Научно-техническая революция на современном капиталистическом Западе сопровождается резким обострением экономических и социальных противоречий, а также поляризацией взглядов на будущее. Широким распространением, особенно в США, во Франции, ФРГ и Японии, пользуются различные радикальные течения в политике и идеологии, получившие собирательное название «новых левых». Отношение «новых левых» к научно-технической революции и социальному прогнозированию тем более заслуживает внимания, что они претендуют на роль наиболее последовательной и непримиримой оппозиции государственно-монополистическому капитализму. Социальные взгляды «новых левых», в том числе оценка ими перспектив общественного развития, отражают настроения известной части интеллигенции, подрастающего поколения и в особенности студенческой молодежи, которым предстоит не только жить в будущем обществе, но и играть все более активную роль в его создании.

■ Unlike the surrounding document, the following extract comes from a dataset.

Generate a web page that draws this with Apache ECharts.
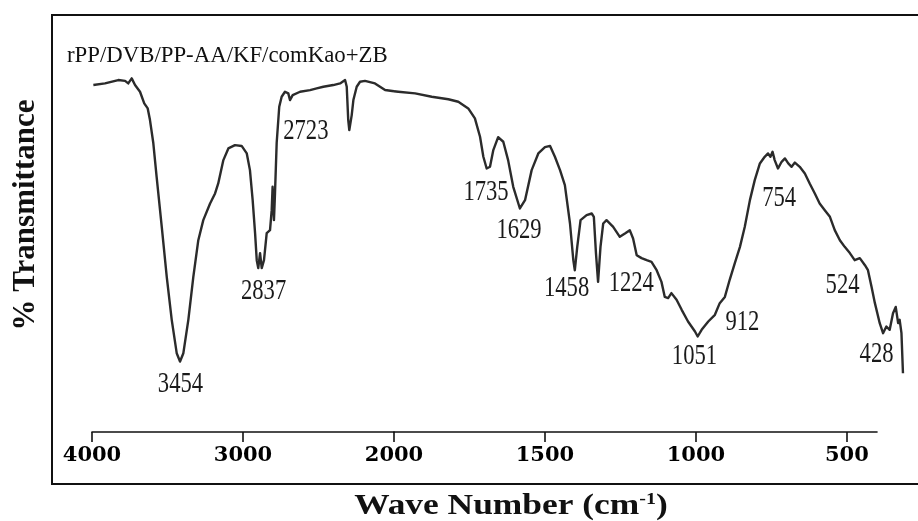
<!DOCTYPE html>
<html>
<head>
<meta charset="utf-8">
<script src="https://cdn.jsdelivr.net/npm/echarts@6/dist/echarts.min.js"></script>
<style>
  html, body { margin: 0; padding: 0; background: #fff; }
  #chart { width: 918px; height: 521px; }
</style>
</head>
<body>
<div id="chart"></div>
<script>
// ---- data ----
const wavenumbers = [
  3991, 3914, 3826, 3781, 3760, 3737, 3715, 3682, 3654, 3631,
  3616, 3594, 3572, 3538, 3505, 3472, 3439, 3417, 3395, 3362,
  3329, 3296, 3263, 3218, 3185, 3164, 3130, 3097, 3053, 3009,
  2975, 2954, 2936, 2920, 2909, 2899, 2887, 2876, 2861, 2843,
  2821, 2810, 2804, 2795, 2788, 2777, 2760, 2744, 2722, 2700,
  2689, 2671, 2622, 2556, 2512, 2468, 2402, 2357, 2324, 2313,
  2303, 2296, 2280, 2269, 2247, 2225, 2192, 2126, 2059, 2000,
  1986, 1930, 1875, 1820, 1787, 1754, 1732, 1715, 1704, 1693,
  1682, 1671, 1655, 1638, 1622, 1605, 1583, 1566, 1544, 1522,
  1500, 1483, 1467, 1450, 1434, 1417, 1406, 1401, 1393, 1382,
  1362, 1345, 1338, 1331, 1324, 1316, 1307, 1296, 1274, 1252,
  1235, 1219, 1208, 1196, 1180, 1163, 1147, 1130, 1114, 1103,
  1092, 1081, 1064, 1047, 1026, 1003, 994, 981, 959, 937,
  921, 904, 888, 871, 854, 838, 821, 805, 788, 772,
  761, 753, 746, 739, 728, 716, 705, 694, 683, 672,
  656, 639, 623, 606, 590, 573, 556, 540, 523, 507,
  490, 474, 457, 440, 430, 418, 407, 391, 380, 369,
  358, 347, 338, 330, 325, 319, 314
];
const transmittance = [
  83.2, 83.6, 84.4, 84.2, 83.6, 84.8, 83.2, 81.6, 78.8, 77.6,
  74.8, 69.3, 61.2, 49.2, 37.2, 26.9, 18.9, 16.9, 18.9, 26.9,
  37.2, 46.0, 50.8, 54.8, 57.2, 59.6, 65.2, 68.0, 68.8, 68.6,
  66.8, 62.8, 55.6, 47.7, 41.2, 39.3, 42.9, 39.3, 41.2, 47.7,
  48.4, 53.2, 58.8, 50.8, 57.3, 69.3, 78.0, 80.4, 81.6, 81.2,
  79.6, 80.8, 81.6, 82.0, 82.4, 82.8, 83.2, 83.6, 84.4, 82.8,
  74.8, 72.4, 76.0, 79.6, 82.8, 84.0, 84.2, 83.6, 82.0, 81.7,
  81.6, 81.2, 80.4, 79.8, 79.2, 77.6, 75.2, 70.8, 66.0, 63.2,
  63.6, 67.6, 70.7, 69.6, 65.2, 58.8, 53.6, 55.6, 62.8, 66.8,
  68.3, 68.6, 66.0, 62.8, 59.2, 50.0, 41.2, 38.8, 44.4, 50.8,
  52.0, 52.4, 51.6, 42.9, 36.0, 44.4, 50.0, 50.8, 49.2, 46.8,
  47.6, 48.4, 46.4, 42.4, 41.7, 41.2, 40.8, 38.8, 36.0, 32.4,
  32.1, 33.3, 31.7, 29.3, 26.5, 24.1, 22.9, 24.5, 26.5, 28.1,
  30.9, 32.4, 36.5, 40.5, 44.4, 49.2, 55.6, 60.4, 64.4, 66.0,
  66.8, 66.0, 67.2, 65.2, 63.2, 64.8, 65.6, 64.4, 63.6, 64.6,
  63.6, 62.0, 59.6, 57.2, 54.8, 53.2, 51.6, 48.4, 46.0, 44.4,
  42.9, 41.2, 41.7, 40.0, 38.8, 34.8, 30.9, 26.1, 23.7, 25.3,
  24.5, 28.5, 30.0, 26.1, 26.9, 23.7, 14.1
];
const peakLabels = [3454, 2837, 2723, 1735, 1629, 1458, 1224, 1051, 912, 754, 524, 428];
const tickLabelsHigh = [4000, 3000, 2000];
const tickLabelsLow = [1500, 1000, 500];
const sampleName = 'rPP/DVB/PP-AA/KF/comKao+ZB';
const xTitle = 'Wave Number (cm';
const yTitle = '% Transmittance';

// ---- styling (label offsets in px relative to the curve at the labelled wavenumber) ----
const labelOffsets = [[6,46],[-4,59],[21,39],[12,75],[13,78],[9,125],[3,52],[14,49],[20,23],[9,42],[3,46],[8,81]];

const n = Math.min(wavenumbers.length, transmittance.length);
const pts = [];
for (let i = 0; i < n; i++) pts.push([wavenumbers[i], transmittance[i]]);
const highPts = pts.filter(p => p[0] >= 2000);
const lowPts = pts.filter(p => p[0] <= 2000);

function interpT(w) {
  for (let i = 0; i < n - 1; i++) {
    const a = wavenumbers[i], b = wavenumbers[i + 1];
    if (w <= a && w >= b) {
      const t = (a - w) / (a - b);
      return transmittance[i] + t * (transmittance[i + 1] - transmittance[i]);
    }
  }
  return transmittance[n - 1];
}
const labelData = peakLabels.map((w, i) => [w, interpT(w), i]);
const labelHigh = labelData.filter(d => d[0] >= 2000);
const labelLow = labelData.filter(d => d[0] < 2000);

const serif = '"Liberation Serif", "Times New Roman", serif';
const lineColor = '#2b2b2b';

function renderLabel(params, api) {
  const p = api.coord([api.value(0), api.value(1)]);
  const idx = api.value(2);
  const off = labelOffsets[idx];
  return {
    type: 'text',
    x: p[0] + off[0],
    y: p[1] + off[1],
    scaleX: 0.78,
    style: {
      text: String(peakLabels[idx]),
      font: '29px ' + serif,
      fill: '#1a1a1a',
      align: 'center',
      verticalAlign: 'middle'
    }
  };
}

const tickStyle = { color: '#111', width: 1.6 };
const labelStyle = {
  show: true, margin: 13, color: '#000',
  fontFamily: '"DejaVu Serif", serif', fontWeight: 'bold', fontSize: 21,
  formatter: v => String(v)
};

const chart = echarts.init(document.getElementById('chart'), null, { renderer: 'canvas' });
chart.setOption({
  backgroundColor: '#fff',
  animation: false,
  grid: [
    { left: 92, width: 302, top: 15, height: 417 },        // 4000-2000 cm-1
    { left: 394, width: 513.2, top: 15, height: 417 },     // 2000-300 cm-1 (data)
    { left: 394, width: 483, top: 15, height: 417 }        // 2000-400 cm-1 (axis line)
  ],
  xAxis: [
    {
      type: 'value', inverse: true, gridIndex: 0, min: 2000, max: 4000,
      axisLine: { show: true, onZero: false, lineStyle: tickStyle },
      axisTick: { show: true, inside: false, length: 10, lineStyle: tickStyle, customValues: tickLabelsHigh },
      axisLabel: Object.assign({}, labelStyle, { customValues: tickLabelsHigh }),
      splitLine: { show: false }
    },
    {
      type: 'value', inverse: true, gridIndex: 1, min: 300, max: 2000,
      axisLine: { show: false, onZero: false },
      axisTick: { show: true, inside: false, length: 10, lineStyle: tickStyle, customValues: tickLabelsLow },
      axisLabel: Object.assign({}, labelStyle, { customValues: tickLabelsLow }),
      splitLine: { show: false }
    },
    {
      type: 'value', inverse: true, gridIndex: 2, min: 400, max: 2000,
      axisLine: { show: true, onZero: false, lineStyle: tickStyle },
      axisTick: { show: false }, axisLabel: { show: false },
      splitLine: { show: false }
    }
  ],
  yAxis: [
    { type: 'value', gridIndex: 0, min: 0, max: 100, show: false },
    { type: 'value', gridIndex: 1, min: 0, max: 100, show: false },
    { type: 'value', gridIndex: 2, min: 0, max: 100, show: false }
  ],
  series: [
    {
      type: 'line', xAxisIndex: 0, yAxisIndex: 0, data: highPts,
      showSymbol: false, clip: false, smooth: false,
      lineStyle: { color: lineColor, width: 2.4, join: 'round' }
    },
    {
      type: 'line', xAxisIndex: 1, yAxisIndex: 1, data: lowPts,
      showSymbol: false, clip: false, smooth: false,
      lineStyle: { color: lineColor, width: 2.4, join: 'round' }
    },
    { type: 'custom', xAxisIndex: 0, yAxisIndex: 0, data: labelHigh, renderItem: renderLabel, clip: false, silent: true },
    { type: 'custom', xAxisIndex: 1, yAxisIndex: 1, data: labelLow, renderItem: renderLabel, clip: false, silent: true }
  ],
  graphic: [
    {
      type: 'rect', silent: true, z: 100,
      shape: { x: 52, y: 15, width: 880, height: 469 },
      style: { fill: 'none', stroke: '#111', lineWidth: 2 }
    },
    {
      type: 'text', silent: true, x: 67, y: 56, scaleX: 0.95,
      style: { text: sampleName, font: '24px ' + serif, fill: '#111', align: 'left', verticalAlign: 'middle' }
    },
    {
      type: 'text', silent: true, x: 26, y: 215, rotation: Math.PI / 2,
      style: { text: yTitle, font: 'bold 31px ' + serif, fill: '#111', align: 'center', verticalAlign: 'middle' }
    },
    {
      type: 'text', silent: true, x: 511, y: 506, scaleX: 1.18,
      style: {
        text: '{a|' + xTitle + '}{s|-1}{a|)}',
        align: 'center', verticalAlign: 'middle',
        rich: {
          a: { font: 'bold 30px ' + serif, fill: '#111', color: '#111' },
          s: { font: 'bold 17px ' + serif, fill: '#111', color: '#111', verticalAlign: 'top' }
        }
      }
    }
  ]
});
</script>
</body>
</html>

Движение «новых левых», как известно, крайне неоднородно и в социальном отношении, и тем более по идейно-политической ориентации. Оно опирается на две весьма специфические группы населения: с одной стороны, на тех, кто отвергает идеалы так называемого «потребительского общества» (это часть пролетаризующейся интеллигенции, вступающей в самостоятельную жизнь молодежи и особенно студенчества), а с другой — на тех, кто отвергнут этим обществом и обречен в нем на бедственное положение вследствие целого ряда факторов (например, негры в США, иностранные рабочие в ряде стран Западной Европы, различные социальные и национальные меньшинства). Этот во многом эфемерный союз «отвергающих» и «отвергнутых», по образному выражению Нормана Бирнбаума,[87] конечно, не является той социальной силой, которая сама по себе способна изменить общество. Как ни активны отдельные образующие это движение социальные группы, они все же составляют незначительное меньшинство в населении развитых капиталистических стран. Главная же слабость «новых левых» состоит в неустойчивости тех групп, на которые они в основном опираются: расовые и национальные меньшинства в конечном счете классово неоднородны и стремятся скорее к интеграции в основную массу населения; студенты — это в некотором смысле «переходное состояние» на жизненном пути человека. Собственно говоря, только идейная и политическая солидарность с основной массой трудящихся и прежде всего с рабочим классом может позволить «новым левым» повлиять на ход событий, на перспективы общественного развития.
Вместе с тем политический экстремизм и идейная непоследовательность значительной части «новых левых» обрекают их на изоляцию в обществе и историческую бесперспективность. Отдельные представители радикально-экстремистского движения, искренне стремящиеся вывести своих последователей из обездоленных негритянских гетто и привилегированных университетских городков, нередко тут же пытаются заточить их в своего рода «идеологическое гетто» экстремизма и сектантства.
Среди «новых левых» имеют хождение различного рода нигилистические, а нередко и прямо апокалипсические настроения в отношении будущего, свидетельствующие об их теоретической беспомощности и политической слабости. Подавленные перспективой предельно рационализированного и бюрократизированного «технологического общества», они, как правило, оказываются не в состоянии противопоставить ему сколько-нибудь привлекательный и конструктивный идеал будущего. Их резко критическое, во многом оправданное отношение к футурологии перерастает в категорическое осуждение социального прогнозирования вообще, в отрицание самой возможности научного предвидения поступательного развития общества. Тем самым крайне левая позиция в политике сочетается с ультраконсервативными теоретическими взглядами. Красноречивым подтверждением тому может служить статья Ганса Коха в журнале «Курсбух», популярном органе «новых левых», который издает в ФРГ с 1965 года немецкий поэт и общественный деятель Ганс Магнус Энценсбергер.